I, on the other hand, would have majored in business @Northeastern with a minor in art. Back when we graduated from college, it was still possible to get a job with a Liberal Arts degree because words like “offshoring,” “outsourcing,” “reduction in force,” and “lean and mean,” hadn’t been invented yet. I think America would be a better place with a stronger economy if they had never been invented, but that’s another story.
Learning to Like Business
Which is not to say that it was easy to get a job back then, especially for a woman. I had to start at what was probably the female equivalent of the mail room and work my way up.
When I moved on from my first job at Dow Jones in Manhattan’s financial district to an architectural-engineering firm in Midtown, I beat 79 other applicants for the position. I worked hard, although no one but the partners stayed late, and when I left to move to Massachusetts, they replaced me with three people.
Both of those positions—in widely disparate industries—taught me that business was kind of interesting. Who knew?
Part of my job at Dow Jones involved reading The Wall Street Journal every morning and The National Observer (now defunct) every Monday. The very first issue of @WSJ that I picked up had an article about marijuana. It was my first inkling that this bastion of business news also published articles about other subjects.
I commuted via subway every day and I read Time magazine during the commute. Oddly enough, although I went almost cover to cover, I skipped the Business section.
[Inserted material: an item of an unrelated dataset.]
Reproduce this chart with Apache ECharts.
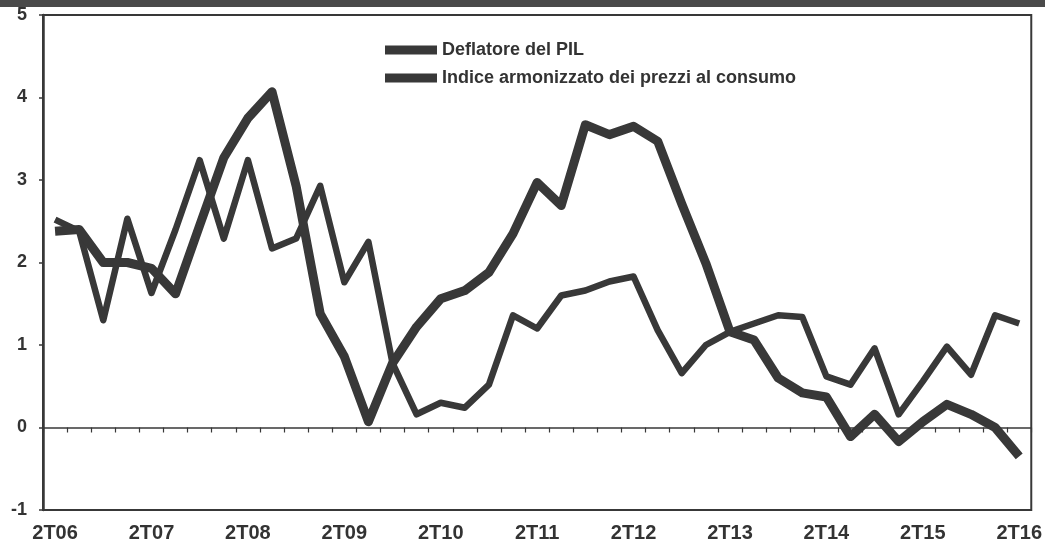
<!DOCTYPE html>
<html>
<head>
<meta charset="utf-8">
<script src="https://cdn.jsdelivr.net/npm/echarts@6/dist/echarts.min.js"></script>
<style>
  html, body { margin: 0; padding: 0; background: #fff; }
  #chart { width: 1045px; height: 549px; }
</style>
</head>
<body>
<div id="chart"></div>
<script>
// trimestri 2T06 .. 2T16
const quarters = [
  '2T06','3T06','4T06','1T07','2T07','3T07','4T07','1T08','2T08','3T08','4T08',
  '1T09','2T09','3T09','4T09','1T10','2T10','3T10','4T10','1T11','2T11','3T11',
  '4T11','1T12','2T12','3T12','4T12','1T13','2T13','3T13','4T13','1T14','2T14',
  '3T14','4T14','1T15','2T15','3T15','4T15','1T16','2T16'
];

const seriesNames = ['Deflatore del PIL', 'Indice armonizzato dei prezzi al consumo'];

const deflatorePil = [
  2.52, 2.38, 1.30, 2.53, 1.63, 2.40, 3.24, 2.29, 3.24, 2.17, 2.29,
  2.93, 1.76, 2.25, 0.78, 0.16, 0.30, 0.24, 0.52, 1.36, 1.20, 1.60,
  1.66, 1.77, 1.83, 1.18, 0.66, 1.00, 1.16, 1.26, 1.36, 1.34, 0.62,
  0.52, 0.96, 0.16, 0.56, 0.98, 0.64, 1.36, 1.26
];

const ipca = [
  2.38, 2.40, 2.00, 2.00, 1.93, 1.62, 2.45, 3.27, 3.75, 4.07, 2.93,
  1.38, 0.86, 0.07, 0.78, 1.22, 1.56, 1.66, 1.88, 2.35, 2.97, 2.69,
  3.67, 3.55, 3.65, 3.47, 2.71, 1.99, 1.16, 1.06, 0.60, 0.42, 0.37,
  -0.11, 0.16, -0.17, 0.07, 0.28, 0.16, 0.00, -0.35
];

const yTicks = { min: -1, max: 5, step: 1 };

const ink = '#383838';
const font = "'Liberation Sans', Arial, sans-serif";

let myChart = echarts.init(document.getElementById('chart'));

let option = {
  animation: false,
  textStyle: { fontFamily: font },
  graphic: [{
    type: 'rect',
    left: 0, top: 0,
    shape: { width: 1045, height: 7 },
    style: { fill: '#4a4a4a' },
    silent: true
  }],
  legend: {
    orient: 'vertical',
    left: 380,
    top: 36,
    itemWidth: 52,
    itemHeight: 9,
    itemGap: 10,
    icon: 'rect',
    data: seriesNames,
    textStyle: { fontSize: 18, fontWeight: 'bold', color: '#333', fontFamily: font }
  },
  grid: {
    left: 43,
    right: 13,
    top: 15,
    bottom: 39,
    show: true,
    borderColor: ink,
    borderWidth: 2,
    backgroundColor: 'transparent'
  },
  xAxis: [{
    type: 'category',
    data: quarters,
    boundaryGap: true,
    position: 'bottom',
    axisLine: { show: false, onZero: false },
    axisTick: { show: false },
    axisLabel: {
      interval: 3,
      margin: 13,
      fontSize: 20,
      fontWeight: 'bold',
      color: '#333',
      fontFamily: font
    },
    splitLine: { show: false }
  }, {
    type: 'category',
    data: quarters,
    boundaryGap: true,
    position: 'top',
    axisLine: { show: true, onZero: true, lineStyle: { color: ink, width: 1.5 } },
    axisTick: { show: true, inside: true, interval: 0, length: 5, lineStyle: { color: ink, width: 1.2 } },
    axisLabel: { show: false },
    splitLine: { show: false }
  }],
  yAxis: {
    type: 'value',
    min: yTicks.min,
    max: yTicks.max,
    interval: yTicks.step,
    axisLine: { show: true, onZero: false, lineStyle: { color: ink, width: 2.5 } },
    axisTick: { show: true, length: 4, lineStyle: { color: ink, width: 1.5 } },
    axisLabel: {
      margin: 16,
      fontSize: 18,
      fontWeight: 'bold',
      color: '#333',
      fontFamily: font
    },
    splitLine: { show: false }
  },
  series: [{
    name: seriesNames[0],
    type: 'line',
    xAxisIndex: 0,
    data: deflatorePil,
    symbol: 'none',
    itemStyle: { color: ink },
    lineStyle: { color: ink, width: 6.5, join: 'round' },
    z: 3
  }, {
    name: seriesNames[1],
    type: 'line',
    xAxisIndex: 0,
    data: ipca,
    symbol: 'none',
    itemStyle: { color: ink },
    lineStyle: { color: ink, width: 9, join: 'round' },
    z: 4
  }]
};

option && myChart.setOption(option);
</script>
</body>
</html>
One day I was talking to my brother, the sales manager, who said that he did the same thing, only he skipped the Arts section. We made a deal. I would read Business if he would read Arts.
I don’t know if Carl followed through on our @TIME deal but I held up my end of the deal and learned a lot of business fundamentals and trends. This stood me in good stead later on when I was moving up the management ranks in technology companies.
Learning on the Job
While my husband and I agreed that I would probably have had trouble getting through an Accounting course, this expertise would have been very helpful. In my career I built, maintained, managed, and reported on multi-million-dollar budgets. I had to learn on the job about capital vs. expense, accruals, etc. as I worked with Finance analysts on a quarter-by-quarter basis.
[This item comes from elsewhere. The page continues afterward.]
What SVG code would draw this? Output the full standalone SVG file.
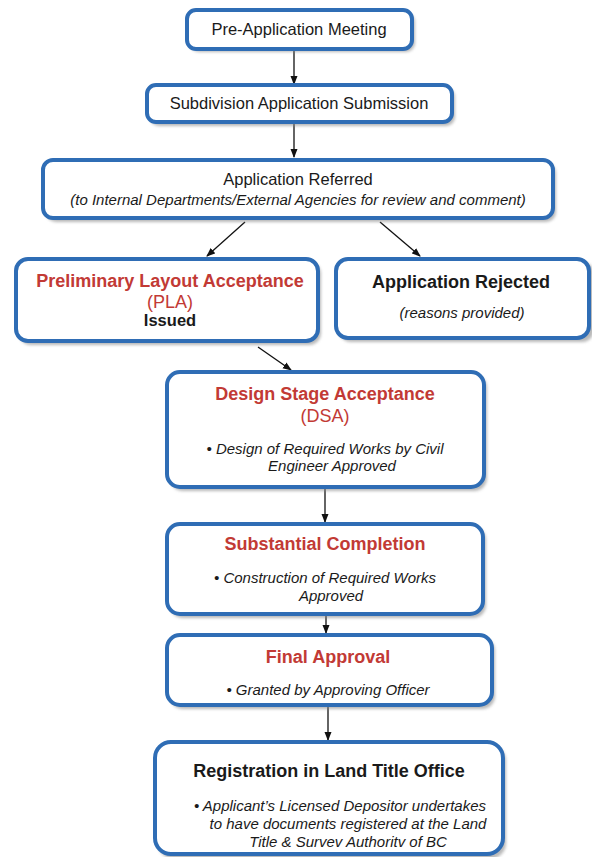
<svg xmlns="http://www.w3.org/2000/svg" width="592" height="857" viewBox="0 0 592 857">
<style>
.box{fill:#fff;stroke:#2f6db5;stroke-width:4}
.sh{fill:#8a8a8a;opacity:0.6}
.t{font-family:"Liberation Sans",Arial,Helvetica,sans-serif;text-anchor:middle;fill:#1a1a1a}
.n{font-size:16.5px}
.h{font-size:18px;font-weight:bold}
.p{font-size:18px}
.red{fill:#c23a35}
.i{font-style:italic;font-size:15px}
.c{stroke:#111;stroke-width:1.3;fill:none;marker-end:url(#ah)}
</style>
<defs>
<marker id="ah" markerWidth="9" markerHeight="8" refX="8" refY="4" orient="auto" markerUnits="userSpaceOnUse">
<path d="M0,0.5 L9,4 L0,7.5 Z" fill="#111"/>
</marker>
<filter id="bl" x="-10%" y="-10%" width="120%" height="130%"><feGaussianBlur stdDeviation="1.5"/></filter>
</defs>
<rect width="592" height="857" fill="#fff"/>
<g id="connectors">
<line class="c" x1="294" y1="50" x2="294" y2="84"/>
<line class="c" x1="294" y1="123" x2="294" y2="157"/>
<line class="c" x1="245" y1="222" x2="207" y2="256"/>
<line class="c" x1="380" y1="222" x2="420" y2="256"/>
<line class="c" x1="258" y1="347" x2="291" y2="370"/>
<line class="c" x1="325" y1="488" x2="325" y2="522"/>
<line class="c" x1="326" y1="604" x2="326" y2="633"/>
<line class="c" x1="328" y1="704" x2="328" y2="740"/>
</g>
<g id="n1">
<rect class="sh" x="190" y="13" width="225" height="39" rx="9" filter="url(#bl)"/>
<rect class="box" x="187" y="10" width="225" height="39" rx="9"/>
<text class="t n" x="299" y="35">Pre-Application Meeting</text>
</g>
<g id="n2">
<rect class="sh" x="150" y="88" width="305" height="38" rx="9" filter="url(#bl)"/>
<rect class="box" x="147" y="85" width="305" height="37" rx="9"/>
<text class="t n" x="299" y="109">Subdivision Application Submission</text>
</g>
<g id="n3">
<rect class="sh" x="46" y="163" width="510" height="59" rx="10" filter="url(#bl)"/>
<rect class="box" x="43" y="160" width="510" height="58" rx="10"/>
<text class="t n" x="298" y="185">Application Referred</text>
<text class="t i" x="298" y="205">(to Internal Departments/External Agencies for review and comment)</text>
</g>
<g id="n4">
<rect class="sh" x="19" y="262" width="302" height="83" rx="12" filter="url(#bl)"/>
<rect class="box" x="16" y="259" width="302" height="82" rx="12"/>
<text class="t h red" x="170" y="287">Preliminary Layout Acceptance</text>
<text class="t p red" x="170" y="308">(PLA)</text>
<text class="t n" x="170" y="326" font-weight="bold">Issued</text>
</g>
<g id="n5">
<rect class="sh" x="339" y="262" width="255" height="80" rx="12" filter="url(#bl)"/>
<rect class="box" x="336" y="259" width="253" height="79" rx="12"/>
<text class="t h" x="461" y="288">Application Rejected</text>
<text class="t i" x="462" y="318" font-size="14.5">(reasons provided)</text>
</g>
<g id="n6">
<rect class="sh" x="170" y="375" width="317" height="116" rx="13" filter="url(#bl)"/>
<rect class="box" x="167" y="372" width="317" height="115" rx="13"/>
<text class="t h red" x="325" y="400">Design Stage Acceptance</text>
<text class="t p red" x="325" y="422">(DSA)</text>
<text class="t i" x="325" y="454">• Design of Required Works by Civil</text>
<text class="t i" x="332" y="471">Engineer Approved</text>
</g>
<g id="n7">
<rect class="sh" x="170" y="527" width="316" height="91" rx="13" filter="url(#bl)"/>
<rect class="box" x="167" y="524" width="316" height="90" rx="13"/>
<text class="t h red" x="325" y="550">Substantial Completion</text>
<text class="t i" x="325" y="583">• Construction of Required Works</text>
<text class="t i" x="331" y="601">Approved</text>
</g>
<g id="n8">
<rect class="sh" x="170" y="638" width="325" height="71" rx="13" filter="url(#bl)"/>
<rect class="box" x="167" y="635" width="325" height="70" rx="13"/>
<text class="t h red" x="328" y="663">Final Approval</text>
<text class="t i" x="328" y="695">• Granted by Approving Officer</text>
</g>
<g id="n9">
<rect class="sh" x="158" y="745" width="348" height="114" rx="16" filter="url(#bl)"/>
<rect class="box" x="155" y="742" width="348" height="112" rx="16"/>
<text class="t h" x="329" y="777">Registration in Land Title Office</text>
<text class="t i" x="340" y="811">• Applicant’s Licensed Depositor undertakes</text>
<text class="t i" x="348" y="829">to have documents registered at the Land</text>
<text class="t i" x="348" y="847">Title &amp; Survev Authoritv of BC</text>
</g>
</svg>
And I have to admit that nothing I learned in the classroom ever helped me with any of my jobs. Courses in Early American Literature, Deconstructing Ulysses, The Nineteenth Century English Novel, or Theater of the Absurd might have been interesting but essentially content-free when it comes to the business world. Of course, one might argue that all of American business is a theater of the absurd but that’s a post for another day.
Had I gotten a degree in business, it might have moved my career along faster—or not. As I reported in Wait Until the Pay Gap Catches Up with You, it was a tough slog for women back then. We made less, got promoted less, received lesser titles, and got stuck in cubes when male peers had offices. But it sure wouldn’t have hurt, either.
Real-World Applications
Today the job market is even worse and there are fewer places for graduates who hold degrees that lack real-world applications.
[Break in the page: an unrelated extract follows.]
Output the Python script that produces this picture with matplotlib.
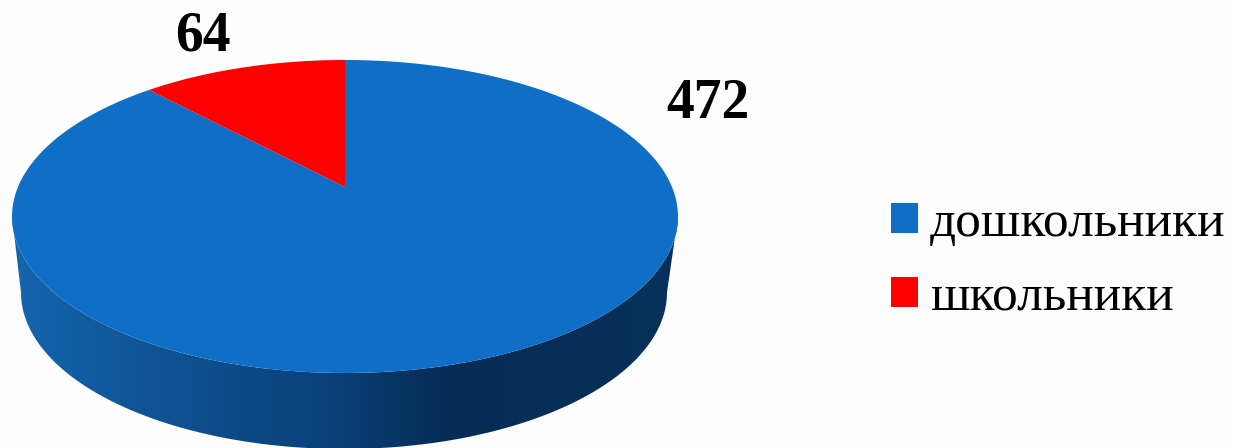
import numpy as np
import matplotlib
matplotlib.use('Agg')
import matplotlib.pyplot as plt
from matplotlib.colors import LinearSegmentedColormap
from matplotlib.patches import Patch, Polygon

categories = ['дошкольники', 'школьники']
values = [472, 64]
colors = ['#0F6EC6', '#FF0000']

plt.rcParams['font.family'] = ['Liberation Serif', 'DejaVu Serif']
BG = '#FDFDFD'

# perspective of the tilted disc, in pixels around the centre of the top ellipse
TILT = 0.1885
RX = 327
RY = 156.5
APEX = 29.5
DEPTH = 76


def project(theta):
    # theta is clockwise from 12 o'clock
    x = np.sin(theta)
    y = np.cos(theta)
    d = 1 + TILT * y
    return RX * x / d, (RY * y + APEX) / d


fig = plt.figure(figsize=(12.34, 4.48), dpi=100, facecolor=BG)
ax = fig.add_axes([0, 0, 1, 1])
ax.set_xlim(-345, 889)
ax.set_ylim(-231.5, 216.5)
ax.axis('off')

# side wall with left to right shading, runs between the widest points of the rim
widest = np.arccos(-TILT)
rim = np.linspace(widest, 2 * np.pi - widest, 200)
tx, ty = project(rim)
bx = tx * 0.97 - 1
by = ty - DEPTH
wall = np.vstack([np.column_stack([tx, ty]), np.column_stack([bx, by])[::-1]])
shade = LinearSegmentedColormap.from_list('wall', [
    (0.0, '#1565AE'), (0.16, '#10579B'), (0.5, '#0A3F76'),
    (0.65, '#052C55'), (1.0, '#07305A')])
img = ax.imshow(np.linspace(0, 1, 400).reshape(1, -1), cmap=shade, aspect='auto',
                extent=(-335, 335, -240, 20), zorder=1)
img.set_clip_path(Polygon(wall, transform=ax.transData))
ax.set_xlim(-345, 889)
ax.set_ylim(-231.5, 216.5)

# top face, red slice ends at 12 o'clock
total = sum(values)
start = 0
for v, c in zip(values, colors):
    end = start + 2 * np.pi * v / total
    t = np.linspace(start, end, 300)
    px, py = project(t)
    ax.fill(np.r_[0, px], np.r_[APEX, py], color=c, lw=0, zorder=2)
    start = end

ax.text(363, 113, str(values[0]), fontsize=40, fontweight='bold', color='black',
        ha='center', va='center')
ax.text(-142, 180, str(values[1]), fontsize=40, fontweight='bold', color='black',
        ha='center', va='center')

handles = [Patch(color=c, lw=0) for c in colors]
ax.legend(handles, categories, loc='center left', bbox_to_anchor=(0.722, 0.417),
          frameon=False, fontsize=37, handlelength=0.525, handleheight=0.525,
          handletextpad=0.23, labelspacing=0.54, borderpad=0, borderaxespad=0,
          labelcolor='black')

fig.savefig('out.png', dpi=100, facecolor=BG)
Question: What does the engineering major say to the philosophy major?
Answer: “Do you want fries with that?”
I shouldn’t feel too bad, though. When Susan Adams in @Forbes reported on “The College Degrees with the Highest Starting Salaries,” a Communications major was right in the middle of the pack. A Business major pays over $10,00 a year more.
That’s for young people fortunate enough to find jobs, though. While today there may be less overt discrimination for women entering the business world, there are also fewer good jobs for everyone. Positions like Bank Manager that used to pay a salary that would support a solidly middle-class family now don’t pay enough for the lucky winners to support themselves.
If my kids were entering college now, I would tell them to get as specific a degree as possible, regardless of what discipline interests them or what they like to do. If I had it to do all over again, that’s exactly what I would do.